Enfin, le rôle du commerce extérieur n’est pas seulement essentiel pour la croissance et pour l’emploi en Allemagne. Il pourrait également s’immiscer dans les négociations menées par la France et l’Allemagne sur la gouvernance de la zone euro. La croissance relative des pays jouera en effet sur le rapport de force entre les deux pays. Le ralentissement prévu de la croissance en Allemagne traduit bien ses intérêts contradictoires entre le maintien de ses débouchés commerciaux et ses craintes vis-à-vis du fonctionnement de la zone euro et du coût pour ses finances publiques d’un soutien plus large aux pays les plus fragiles. Si ce dernier aspect a pour l’instant dominé, la position allemande pourrait évoluer à partir du moment où ses intérêts commerciaux sont menacés, d’autant plus que la chancelière allemande négocie avec l’opposition parlementaire pour ratifier le pacte budgétaire, opposition qui pourrait réclamer des mesures de soutien à la croissance en Europe comme le fait le nouveau président français.

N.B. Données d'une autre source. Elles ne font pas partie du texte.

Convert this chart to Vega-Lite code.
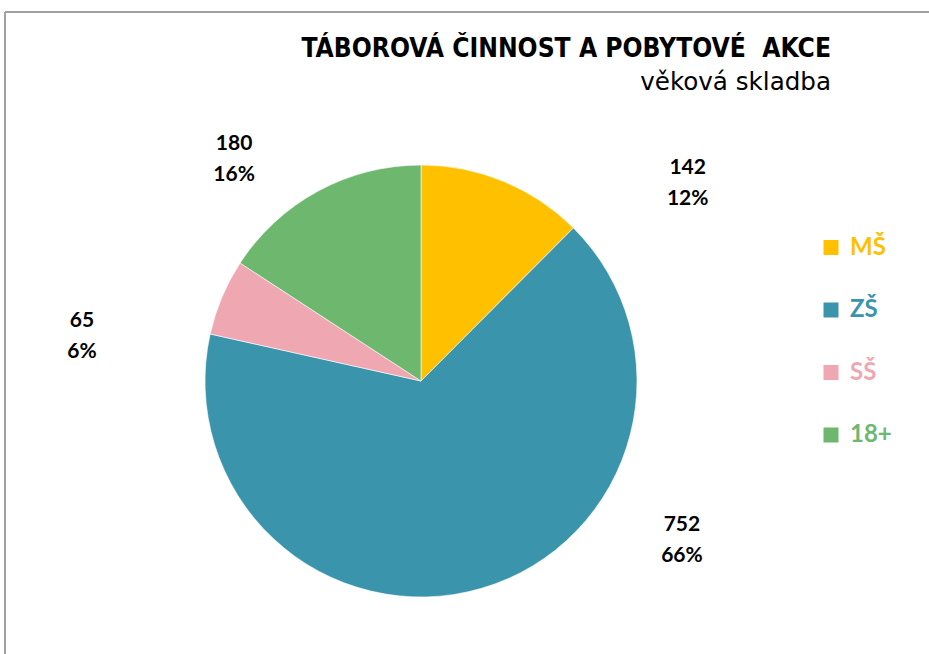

[1] Mesuré par l’écart entre les exportations et les importations de biens.

[2] Voir aussi J.-C. Bricongne, L. Fontagné et G. Gaulier (2011) : « Une analyse détaillée de la concurrence commerciale entre la France et l’Allemagne », Présentation séminaire Fourgeaud.

[3] Ce chiffre correspond à l’actualisation de notre prévision d’avril 2012 afin de tenir compte de la publication de la croissance du premier trimestre 2012.